I've been following with great interest the discussion and the responds
which have been so informative!



I would like to go back to copyright in general, with an example of more
traditional forms of visual arts and bringing a couple of examples of
lawsuits into it too.



I used to work in an art picture library (researching the educational use of
digital images), where I understood how image licensing and copyright
worked. It did make perfect sense: publishers, advertisers and the media
paid fees to get a license to reproduce a picture of an artwork. These were
profitable companies that could afford the fees and would make further
profit from using the said artworks. Individual researchers might had to pay
a fee for publishing an image in academic and scholarly publications. A
great proportion of the money would go back to the artists or their estates
or the museums and galleries holding the artworks. The picture library was
also operating an artists' collecting society, representing artists and
handling copyright issues on their behalf. Artists and museums could choose
to have as much or as less control over what would be published/reproduced,
in what context and for what purpose (thus their moral rights were
respected). That seemed a great way of putting forward the IPRs of the
artists/collections and of generating essential revenue (the artists
-especially those lesser known in the artworld or those with not many
sources of income- could keep doing what they do and the museums and
collections would create income to support their activities). This was
around the time when the economic climate became quite bleak and funding
cuts for arts and culture were looming in the horizon. By the time I left,
many museums had already established their own picture libraries/rights
departments to license artworks held in their collections and to generate
income to fund their activities (whether that would be digitisation so as to
increase online access for the public, or educational or conservation
activities and so on).



I certainly do not dispute that there are certain restrictions placed upon
artists with the application of copyright and the problems with the
interests of various stakeholders, including corporate ones too. However,
what I am trying to say is that there is another side to this coin that
could be beneficial to artists too. Copyright can possibly work vice versa.
I recently found out about a copyright claim filed in Massachusetts against
Dreamworks and Paramount Pictures by artist Jayme Gordon, according to whom
the movie 'Kung Fu Panda' is based on and copied from copyright works
authored and owned by him (
http://aandalawblog.blogspot.com/2011_02_01_archive.html).
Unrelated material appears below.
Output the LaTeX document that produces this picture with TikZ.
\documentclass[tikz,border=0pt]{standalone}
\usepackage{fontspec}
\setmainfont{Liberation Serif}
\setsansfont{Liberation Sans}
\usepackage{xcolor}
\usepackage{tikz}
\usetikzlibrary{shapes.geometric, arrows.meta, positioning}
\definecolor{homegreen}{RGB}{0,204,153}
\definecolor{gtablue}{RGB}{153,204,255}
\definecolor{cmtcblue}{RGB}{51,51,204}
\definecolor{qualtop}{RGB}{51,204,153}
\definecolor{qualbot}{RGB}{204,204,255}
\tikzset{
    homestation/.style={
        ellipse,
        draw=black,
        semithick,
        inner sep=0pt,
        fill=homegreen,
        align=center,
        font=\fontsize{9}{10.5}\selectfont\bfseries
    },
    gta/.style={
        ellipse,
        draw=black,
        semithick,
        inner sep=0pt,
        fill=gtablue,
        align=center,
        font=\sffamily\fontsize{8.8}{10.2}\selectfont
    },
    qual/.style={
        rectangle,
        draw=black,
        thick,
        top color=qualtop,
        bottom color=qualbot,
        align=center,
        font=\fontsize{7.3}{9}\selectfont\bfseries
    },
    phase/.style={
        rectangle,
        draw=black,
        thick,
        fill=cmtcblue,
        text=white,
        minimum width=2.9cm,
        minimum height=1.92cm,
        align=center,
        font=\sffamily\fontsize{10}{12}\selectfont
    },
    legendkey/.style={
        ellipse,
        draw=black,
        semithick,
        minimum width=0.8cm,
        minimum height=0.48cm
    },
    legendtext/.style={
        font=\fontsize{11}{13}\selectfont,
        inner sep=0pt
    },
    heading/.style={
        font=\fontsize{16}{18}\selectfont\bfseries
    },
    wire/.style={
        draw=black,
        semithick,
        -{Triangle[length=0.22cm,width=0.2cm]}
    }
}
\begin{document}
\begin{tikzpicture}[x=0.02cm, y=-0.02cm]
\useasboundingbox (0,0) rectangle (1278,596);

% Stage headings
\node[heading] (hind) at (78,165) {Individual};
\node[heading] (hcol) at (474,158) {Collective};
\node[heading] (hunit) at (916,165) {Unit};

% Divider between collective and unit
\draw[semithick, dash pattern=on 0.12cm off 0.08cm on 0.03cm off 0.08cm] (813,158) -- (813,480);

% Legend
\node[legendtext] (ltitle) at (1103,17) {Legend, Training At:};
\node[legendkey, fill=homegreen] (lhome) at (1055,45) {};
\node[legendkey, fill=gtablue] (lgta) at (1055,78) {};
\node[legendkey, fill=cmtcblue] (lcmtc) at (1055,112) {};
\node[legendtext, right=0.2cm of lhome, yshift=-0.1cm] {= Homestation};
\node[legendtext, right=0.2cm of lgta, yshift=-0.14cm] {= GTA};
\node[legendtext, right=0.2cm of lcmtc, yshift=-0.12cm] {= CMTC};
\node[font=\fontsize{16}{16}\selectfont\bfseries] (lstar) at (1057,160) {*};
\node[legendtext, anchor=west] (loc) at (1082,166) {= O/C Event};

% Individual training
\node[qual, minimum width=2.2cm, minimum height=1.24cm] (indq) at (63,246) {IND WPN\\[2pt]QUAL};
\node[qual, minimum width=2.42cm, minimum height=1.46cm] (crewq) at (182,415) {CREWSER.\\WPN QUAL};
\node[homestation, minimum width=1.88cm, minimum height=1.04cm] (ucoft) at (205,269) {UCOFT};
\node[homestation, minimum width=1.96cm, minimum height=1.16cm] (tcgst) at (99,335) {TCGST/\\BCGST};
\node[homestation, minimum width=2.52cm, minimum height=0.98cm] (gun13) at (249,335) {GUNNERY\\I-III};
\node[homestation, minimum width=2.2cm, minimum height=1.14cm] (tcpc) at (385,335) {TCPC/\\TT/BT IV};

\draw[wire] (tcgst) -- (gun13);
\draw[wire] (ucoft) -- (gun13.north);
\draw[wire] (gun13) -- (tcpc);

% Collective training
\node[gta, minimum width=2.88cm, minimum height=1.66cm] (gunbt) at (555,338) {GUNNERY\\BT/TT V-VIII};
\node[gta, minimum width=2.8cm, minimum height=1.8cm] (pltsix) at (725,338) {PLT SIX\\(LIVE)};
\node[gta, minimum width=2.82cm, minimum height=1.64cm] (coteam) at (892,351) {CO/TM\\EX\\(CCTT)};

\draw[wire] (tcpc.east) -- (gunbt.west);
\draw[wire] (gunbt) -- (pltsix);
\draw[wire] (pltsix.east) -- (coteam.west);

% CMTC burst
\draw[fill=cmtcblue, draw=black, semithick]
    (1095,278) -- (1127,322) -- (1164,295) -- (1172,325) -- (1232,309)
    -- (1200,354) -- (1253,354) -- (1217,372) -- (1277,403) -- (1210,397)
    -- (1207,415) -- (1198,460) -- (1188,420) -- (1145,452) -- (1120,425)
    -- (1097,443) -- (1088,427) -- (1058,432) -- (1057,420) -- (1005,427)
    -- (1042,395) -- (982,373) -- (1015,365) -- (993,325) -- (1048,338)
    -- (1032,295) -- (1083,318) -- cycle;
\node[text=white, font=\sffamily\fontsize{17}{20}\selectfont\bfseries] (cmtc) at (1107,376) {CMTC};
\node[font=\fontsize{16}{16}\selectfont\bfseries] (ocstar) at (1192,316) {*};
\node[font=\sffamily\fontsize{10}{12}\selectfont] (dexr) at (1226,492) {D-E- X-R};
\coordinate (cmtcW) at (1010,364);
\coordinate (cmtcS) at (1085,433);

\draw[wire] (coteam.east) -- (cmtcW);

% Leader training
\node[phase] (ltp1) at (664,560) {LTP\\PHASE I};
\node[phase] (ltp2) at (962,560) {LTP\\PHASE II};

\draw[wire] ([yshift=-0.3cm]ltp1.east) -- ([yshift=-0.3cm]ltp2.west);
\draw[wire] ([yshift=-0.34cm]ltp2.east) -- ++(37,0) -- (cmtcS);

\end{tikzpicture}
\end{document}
And yet, many copyright disputes emerge among artists: Damien Hirst recently
demanded compensation from a 16-year old artist who appropriated images of
his £50 million diamond-encrusted skull. The young artist produced collages
and stencil designs and sells them on an online gallery for £65 a piece (
http://www.artinfo.com/news/story/29741/hirst-demands-compensation-from-teen-artist/).
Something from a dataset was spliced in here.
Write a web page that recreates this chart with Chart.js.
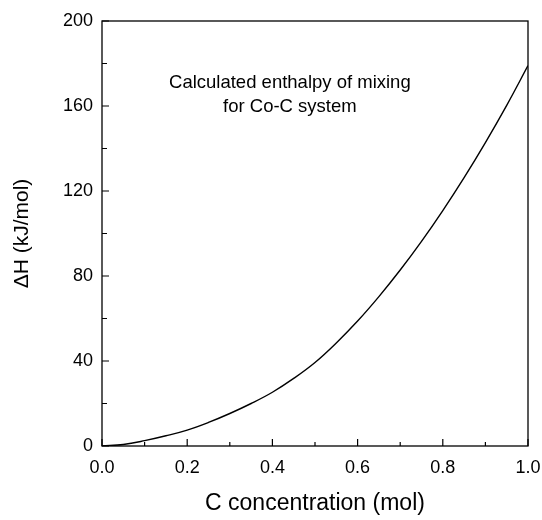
<!DOCTYPE html>
<html>
<head>
<meta charset="utf-8">
<script src="https://cdn.jsdelivr.net/npm/chart.js@4.4.1/dist/chart.umd.min.js"></script>
<style>
  html, body { margin: 0; padding: 0; background: #fff; }
  #wrap { width: 542px; height: 520px; }
</style>
</head>
<body>
<div id="wrap"><canvas id="grafico" width="542" height="520"></canvas></div>
<script>
// concentração de C (mol) e entalpia de mistura (kJ/mol)
const concentracao = [0, 0.05, 0.1, 0.15, 0.2, 0.25, 0.3, 0.35, 0.4, 0.45, 0.5,
    0.55, 0.6, 0.65, 0.7, 0.75, 0.8, 0.85, 0.9, 0.95, 1.0];
const entalpia = [0, 0.7, 2.5, 4.8, 7.5, 11.1, 15.3, 20, 25.3, 31.8, 39.3,
    48.5, 58.8, 70.3, 82.8, 96.3, 110.8, 126.3, 142.8, 160.3, 179];

const ticksX = [0, 0.2, 0.4, 0.6, 0.8, 1.0];
const ticksY = [0, 40, 80, 120, 160, 200];
const ticksMenoresX = [0.1, 0.3, 0.5, 0.7, 0.9];
const ticksMenoresY = [20, 60, 100, 140, 180];

const anotacao = ['Calculated enthalpy of mixing', 'for Co-C system'];
const anotacaoX = 0.441;
const anotacaoY = [171, 159.5];

const fonte = '"Liberation Sans", Arial, sans-serif';

//desenha moldura, ticks para dentro e o texto
const molduraPlugin = {
    id: 'moldura',
    afterDraw(chart) {
        const ctx = chart.ctx;
        const a = chart.chartArea;
        const sx = chart.scales.x;
        const sy = chart.scales.y;
        ctx.save();
        ctx.strokeStyle = '#000';
        ctx.lineWidth = 1.3;
        ctx.strokeRect(a.left, a.top, a.right - a.left, a.bottom - a.top);

        ctx.lineWidth = 1.2;
        ctx.beginPath();
        ticksX.forEach(v => {
            const px = sx.getPixelForValue(v);
            ctx.moveTo(px, a.bottom); ctx.lineTo(px, a.bottom - 7);
        });
        ticksMenoresX.forEach(v => {
            const px = sx.getPixelForValue(v);
            ctx.moveTo(px, a.bottom); ctx.lineTo(px, a.bottom - 4);
        });
        ticksY.forEach(v => {
            const py = sy.getPixelForValue(v);
            ctx.moveTo(a.left, py); ctx.lineTo(a.left + 7, py);
        });
        ticksMenoresY.forEach(v => {
            const py = sy.getPixelForValue(v);
            ctx.moveTo(a.left, py); ctx.lineTo(a.left + 5, py);
        });
        ctx.stroke();

        ctx.fillStyle = '#000';
        ctx.font = '18.5px ' + fonte;
        ctx.textAlign = 'center';
        ctx.textBaseline = 'middle';
        anotacao.forEach((t, i) => {
            ctx.fillText(t, sx.getPixelForValue(anotacaoX), sy.getPixelForValue(anotacaoY[i]));
        });
        ctx.restore();
    }
};

const chart = new Chart(document.getElementById('grafico'), {
    type: 'line',
    data: {
        labels: concentracao,
        datasets: [{
            label: 'ΔH',
            data: concentracao.map((c, i) => ({ x: c, y: entalpia[i] })),
            borderColor: '#000',
            borderWidth: 1.4,
            pointRadius: 0,
            fill: false,
            tension: 0.4
        }]
    },
    options: {
        responsive: false,
        animation: false,
        layout: { padding: { top: 21, right: 14, left: 0, bottom: 0 } },
        plugins: { legend: { display: false }, tooltip: { enabled: false } },
        scales: {
            x: {
                type: 'linear',
                min: 0,
                max: 1,
                afterFit(scale) {
                    scale.height = 74;
                    scale.paddingLeft = 0;
                    scale.paddingRight = 0;
                },
                afterBuildTicks(scale) { scale.ticks = ticksX.map(v => ({ value: v })); },
                grid: { display: false, drawTicks: false },
                border: { display: false },
                ticks: {
                    color: '#000',
                    padding: 11,
                    maxRotation: 0,
                    font: { family: fonte, size: 18 },
                    callback: v => v.toFixed(1)
                },
                title: {
                    display: true,
                    text: 'C concentration (mol)',
                    color: '#000',
                    font: { family: fonte, size: 23 },
                    padding: { top: 0, bottom: 3 }
                }
            },
            y: {
                min: 0,
                max: 200,
                afterFit(scale) {
                    scale.width = 102;
                    scale.paddingTop = 0;
                    scale.paddingBottom = 0;
                },
                afterBuildTicks(scale) { scale.ticks = ticksY.map(v => ({ value: v })); },
                grid: { display: false, drawTicks: false },
                border: { display: false },
                ticks: {
                    color: '#000',
                    padding: 9,
                    font: { family: fonte, size: 18 }
                },
                title: {
                    display: true,
                    text: 'ΔH (kJ/mol)',
                    color: '#000',
                    font: { family: fonte, size: 21 },
                    padding: { top: 10, bottom: 0 }
                }
            }
        }
    },
    plugins: [molduraPlugin]
});
</script>
</body>
</html>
In light of all these, on the one hand corporations do make commercial uses
of artworks. And on the other hand, artists may make commercial use of their
work. So, how can we look at the issue? Should we be abolishing the concept
of copyright all together? Should there be different layers of copyright?
One layer for corporations and one layer for artists? And, given that I am
referring to instances of traditional visual arts, which are different from
new media art, should copyright be defined different in new media art
compared to traditional forms of art?